In their study, Fallon and colleagues found that people who reported a high level of work-related distress were significantly more likely to follow a phony phishing email’s link. Every one-point increase in self-reported distress increased the likelihood of responding to the simulated phishing email by 15 percent.


The scientists describe distress as a feeling of tension when someone on the job feels they’re in a difficult situation and unable to tackle the task at hand. Distress might stem from feeling their workload is too high, or they might be questioning whether they have adequate training or time to accomplish their work.



Fancy phish to explore phishing psychology


The 153 participants had agreed to take part in a study, but they were unaware that the phishing email sent a few weeks later was part of the planned study into human factors research.


As far as phishes go, this was a fancy phish. There was no mention of a large sum of money from an African prince, for example, and there were no outright spelling mistakes or gross grammatical errors.


“These were well-crafted emails deliberately designed to trick people and tailored to the organization,” said Jessica Baweja, a psychologist and an author of the study. “It was much harder to detect than the average phish.”


Each participant received one of four different versions of a message about an alleged new dress code to be implemented at their organization. The team tested three common phishing tactics separately and together. Here’s what they found:

  • Urgency. 49 percent of recipients clicked on the links.
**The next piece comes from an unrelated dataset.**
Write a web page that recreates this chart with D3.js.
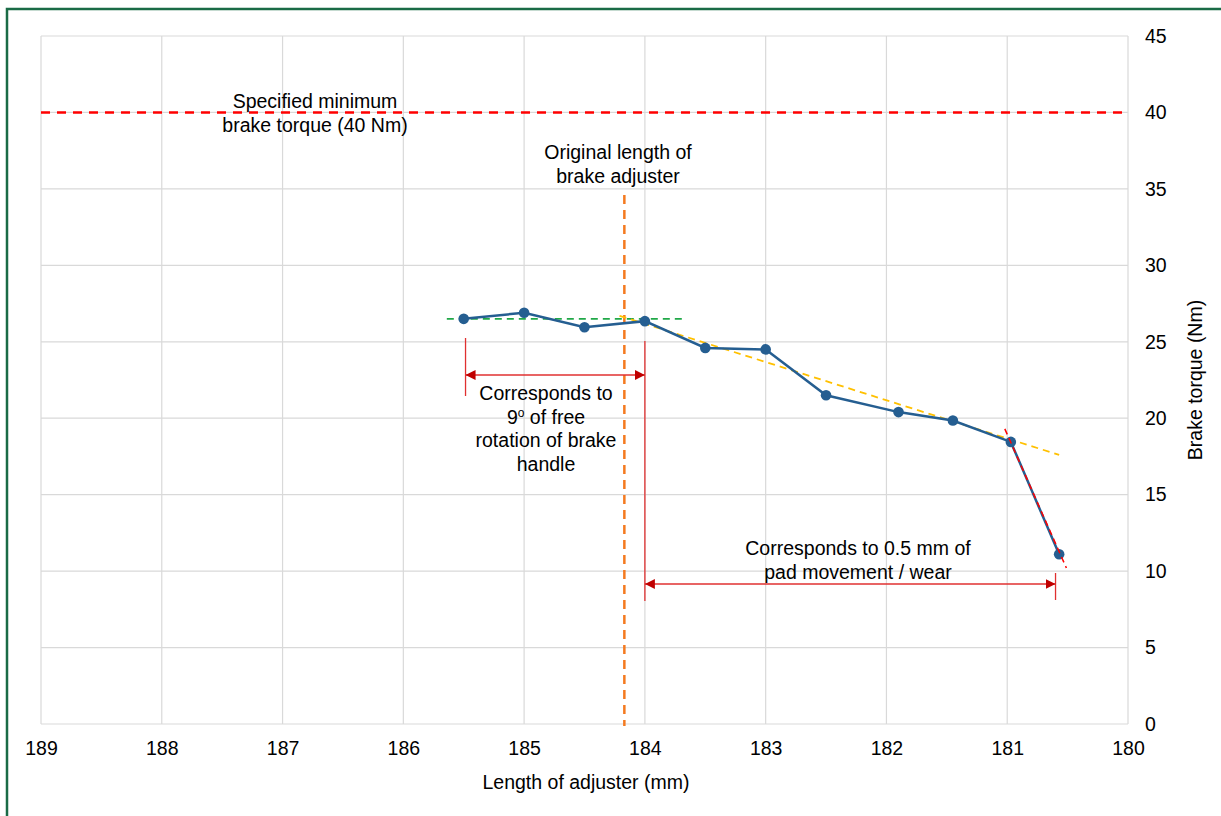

Sample text: “This policy will go into effect 3 days from the receipt of this notice...acknowledge the changes immediately.”
  • Threat. 47 percent clicked. “…comply with this change in dress code or you may be subject to disciplinary action.”
  • Authority. 38 percent clicked. “Per the Office of General Counsel…”
  • The three tactics together: 31 percent clicked.


While the team had expected that more tactics used together would result in more people clicking on the message, that wasn’t the case.


“It’s possible that the more tactics that were used, the more obvious it was a phishing message,” said author Dustin Arendt, a data scientist. “The tactics must be compelling, but there’s a middle ground. If too many tactics are used, it may be obvious that you’re being manipulated.”


In day-to-day operations, PNNL tests its staff with fake phishing emails periodically. Typically around just 1 percent of recipients will click. Far more employees spot the phish early on and provide crowd-sourced alerting to the Laboratory’s cybersecurity experts, said Joseph Higbee, PNNL’s chief information security officer. When a real phishing email is detected, the Laboratory purges the system of all instances of the email immediately. The information is frequently shared with other DOE laboratories.


Human-machine teaming to reduce cybersecurity risk

How can companies and employees use this data to reduce the risk?


“One option is to help people recognize when they are feeling distressed,” said Fallon, “so they can be extra aware and cautious when they’re especially vulnerable.”


In the future, one option might be human-machine teaming. If an algorithm notes a change in a work pattern that might indicate fatigue or inattention, a smart machine assistant could suggest a break from email. Automated alerts are becoming more common, for instance, when a driver drifts unexpectedly and the car issues a warning about fatigue. The researchers noted that the potential benefits of input from a machine assistant would need to be weighed against employee privacy concerns.


“It can be hard to see email as a threat,” said Baweja. “Our ancient brains aren’t wired to equate email with scary things. You’re working through emails all day and it’s routine; there’s little reason to think they could harm you or our organization.


“Organizations need to be thinking about how to encourage people to make good choices. People overestimate their ability to detect phishing emails,” she added.


PNNL researchers are continuing the work, but with a twist. Instead of asking what makes people more vulnerable to phishing, they will conduct a small study of people who resisted the bait, to learn more about their traits and state of mind as they monitor their email.


The work is part of a broader program in human-machine teaming and human factors research at PNNL, which recently hosted a Symposium on Human Factors.


The work was funded by the Cybersecurity and Infrastructure Security Agency, part of the Department of Homeland Security. In addition to Arendt, Baweja and Fallon, authors include Ji Young Yun and Nick Thompson of PNNL and Zhuanyi Shaw, formerly of PNNL.